Fenn’s work is rigorous, copiously footnoted with source information. It was impressive to see this historian at work, finding what information was available and placing it into the context of other data to try to identify what this meant for the Mandans as a community.
Although Fenn did bring her narrative up to the present day with some depictions of present-day Mandan people, exemplified in a contemporary Okipa religious ceremony, I was disappointed in the way she largely skipped over what happened between 1837 and today. I understand that, as a historian, Fenn has an area of specialization that she works within. Yet this gap in the narrative has the unfortunate effect of giving the impression that the Mandans essentially disappeared, and this idea of indigenous peoples being property of the past is a dangerous one. I also wondered what Mandan oral history says about the events she describes. This wasn’t addressed in the book.

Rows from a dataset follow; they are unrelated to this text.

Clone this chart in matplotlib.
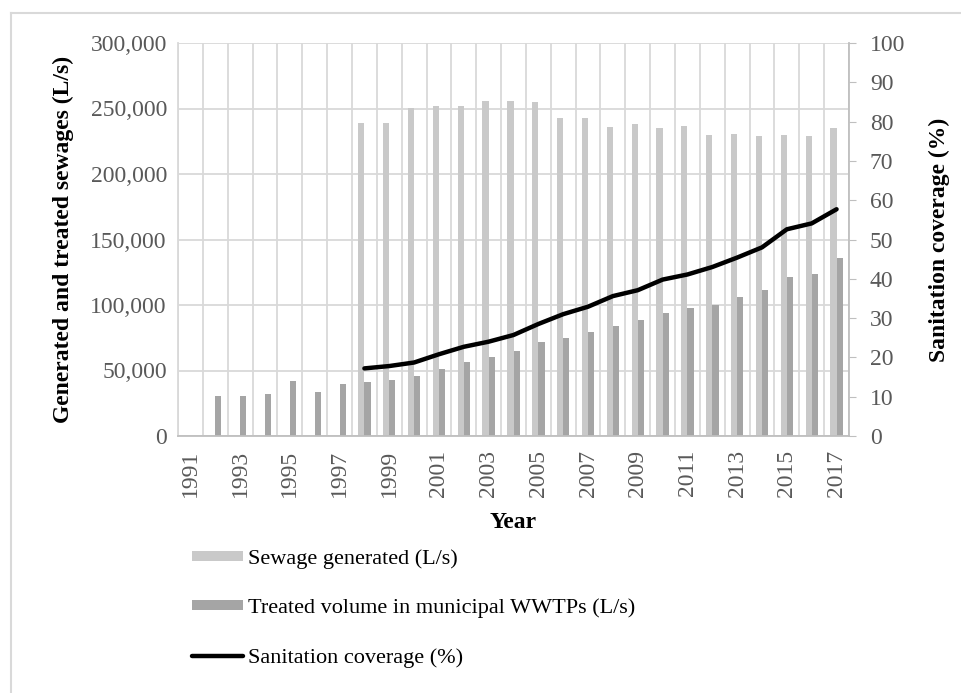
import numpy as np
import matplotlib.pyplot as plt
from matplotlib.lines import Line2D

plt.rcParams['font.family'] = ['Liberation Serif', 'DejaVu Serif']

# data
years = list(range(1991, 2018))
sewage_generated = [np.nan] * 7 + [239200, 239000, 250100, 252100, 252000, 255700, 255700,
                                   255200, 242500, 243000, 236100, 237900, 235300, 236600,
                                   229800, 230500, 229000, 229500, 229200, 235100]
treated_volume = [np.nan, 30500, 30800, 32100, 42000, 33800, 39400, 41000, 42500, 45800,
                  50900, 56200, 60300, 64700, 72000, 74500, 79600, 84000, 88500, 93900,
                  97900, 100200, 106300, 111500, 121100, 123900, 135900]
coverage = [np.nan] * 7 + [17.2, 17.8, 18.7, 20.8, 22.7, 24.0, 25.7, 28.5, 31.0, 32.9,
                           35.6, 37.1, 39.8, 41.1, 43.0, 45.4, 48.0, 52.6, 54.1, 57.7]

x = np.arange(len(years))
tick_grey = '#595959'
grid_grey = '#d9d9d9'
fs = 17

fig = plt.figure(figsize=(9.61, 6.93), dpi=100)
ax = fig.add_axes([178 / 961, 1 - 436 / 693, (849 - 178) / 961, (436 - 43) / 693])

b1 = ax.bar(x - 0.125, sewage_generated, width=0.25, color='#c9c9c9', zorder=2,
            label='Sewage generated (L/s)')
b2 = ax.bar(x + 0.125, treated_volume, width=0.25, color='#a5a5a5', zorder=2,
            label='Treated volume in municipal WWTPs (L/s)')

ax.set_xlim(-0.5, len(years) - 0.5)
ax.set_ylim(0, 300000)
ax.set_yticks(np.arange(0, 300001, 50000))
ax.set_yticklabels(['{:,}'.format(v) for v in range(0, 300001, 50000)])
ax.set_xticks(x[::2])
ax.set_xticklabels([str(y) for y in years[::2]], rotation=90)
ax.set_xticks(np.arange(-0.5, len(years), 1), minor=True)
ax.grid(axis='y', color=grid_grey, lw=1.3, zorder=0)
ax.grid(axis='x', which='minor', color=grid_grey, lw=1.3, zorder=0)
ax.tick_params(axis='both', which='both', length=0, labelsize=fs, labelcolor=tick_grey)
ax.tick_params(axis='y', pad=8)
ax.tick_params(axis='x', pad=10)
for s in ['top', 'right']:
    ax.spines[s].set_visible(False)
ax.spines['left'].set_color(grid_grey)
ax.spines['bottom'].set_color('#bfbfbf')
ax.spines['left'].set_linewidth(1.3)
ax.spines['bottom'].set_linewidth(1.3)
ax.set_xlabel('Year', fontsize=fs, fontweight='bold', labelpad=11)
ax.set_ylabel('Generated and treated sewages (L/s)', fontsize=fs, fontweight='bold', labelpad=12)

ax2 = ax.twinx()
ln, = ax2.plot(x, coverage, color='black', lw=3.2, solid_capstyle='round',
               label='Sanitation coverage (%)')
ax2.set_ylim(0, 100)
ax2.set_yticks(np.arange(0, 101, 10))
ax2.tick_params(axis='y', length=5, color='#bfbfbf', labelsize=fs, labelcolor=tick_grey, pad=10)
for s in ['top', 'left', 'bottom']:
    ax2.spines[s].set_visible(False)
ax2.spines['right'].set_color('#bfbfbf')
ax2.spines['right'].set_linewidth(1.3)
ax2.set_ylabel('Sanitation coverage (%)', fontsize=fs, fontweight='bold', labelpad=17)

fig.legend(handles=[b1, b2, ln], loc='upper left', bbox_to_anchor=(181 / 961, 1 - 538 / 693),
           frameon=False, fontsize=16, handlelength=2.3, handleheight=0.3,
           handletextpad=0.2, labelspacing=1.34, borderpad=0)

# chart-area border (only top and left edges visible in the source)
fig.add_artist(Line2D([11 / 961, 1], [1 - 13 / 693, 1 - 13 / 693], transform=fig.transFigure,
                      color='#d9d9d9', lw=1.5))
fig.add_artist(Line2D([11 / 961, 11 / 961], [0, 1 - 13 / 693], transform=fig.transFigure,
                      color='#d9d9d9', lw=1.5))

fig.savefig('out.png', dpi=100)
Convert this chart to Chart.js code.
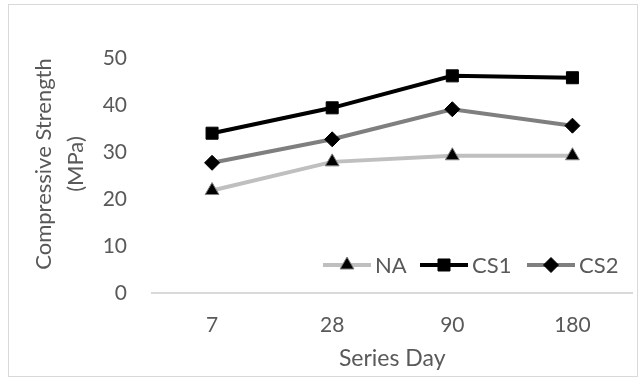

I tried to find information about what Mandan people think about Fenn’s book. One reviewer on Goodreads says that there has been some criticism from Mandan people based on Fenn’s discussion of their historical origins–where the Mandans lived in the distant past. I haven’t been able to find more than this. The Mandans today are a part of the Mandan, Hidatsa, and Arikara Nation, also called the Three Affiliated Tribes.

Writing thoughts
Both of these books approached history in different ways. Drouillard’s focus was much more recent than Fenn’s, and so she had a different set of resources available–interviews, land deeds, photographs. Fenn was working to reconstruct a narrative from a much earlier time.
I don’t read a lot of nonfiction. Encountering these two narratives was refreshing–it reminded me of the importance of facts, concrete reality, that artistic representations in literature, although they teach us so much, although I recognize the truth in them, cannot do all of the things that history can.
I also recognize the perspective of the historian in the telling, and this is something that I think the study of literature makes me pay more attention to than I would otherwise–both Fenn and Drouillard are coming to their writing from particular vantage points: Fenn as a professor and historian from outside the Mandan community, Drouillard from a place of personal connection. Drouillard’s narrative is explicitly political, forthrightly pointing out injustices. Fenn’s book I think also has the power to push back against injustice by revealing the rich history of this group of people, but as I wrote above, I think its focus limits it in this regard. At the same time, I was so impressed by Fenn’s weaving together of so many sources, and the expansiveness of the story that she tells, something that Drouillard’s work does not attempt to the same degree.

Writers of fiction and nonfiction are always making choices. We all choose which words, which images, which stories to lift up, and we all present readers with a text that will influence their ideas and feelings. Historians are constrained in that they must work with recorded data, assembling a narrative from those disparate pieces, but the factual roots lend these stories an import that can be difficult to achieve in fiction.
I came across the idea once, I cannot remember where, that books should be read in pairs, that when we read two books on a topic, or from a place, we see more by the contrast. I think that’s true, and these two books have taught me much.
I’ve moved on for the time being back to fiction. I’m at the beginning of Tess Uriza Holthe’s novel of the battle between Japan and the US over the Philippines, When the Elephants Dance. But some nonfiction is on my horizon, gifts from Christmas that I’m looking forward to reading soon. There’s always something more on my reading list.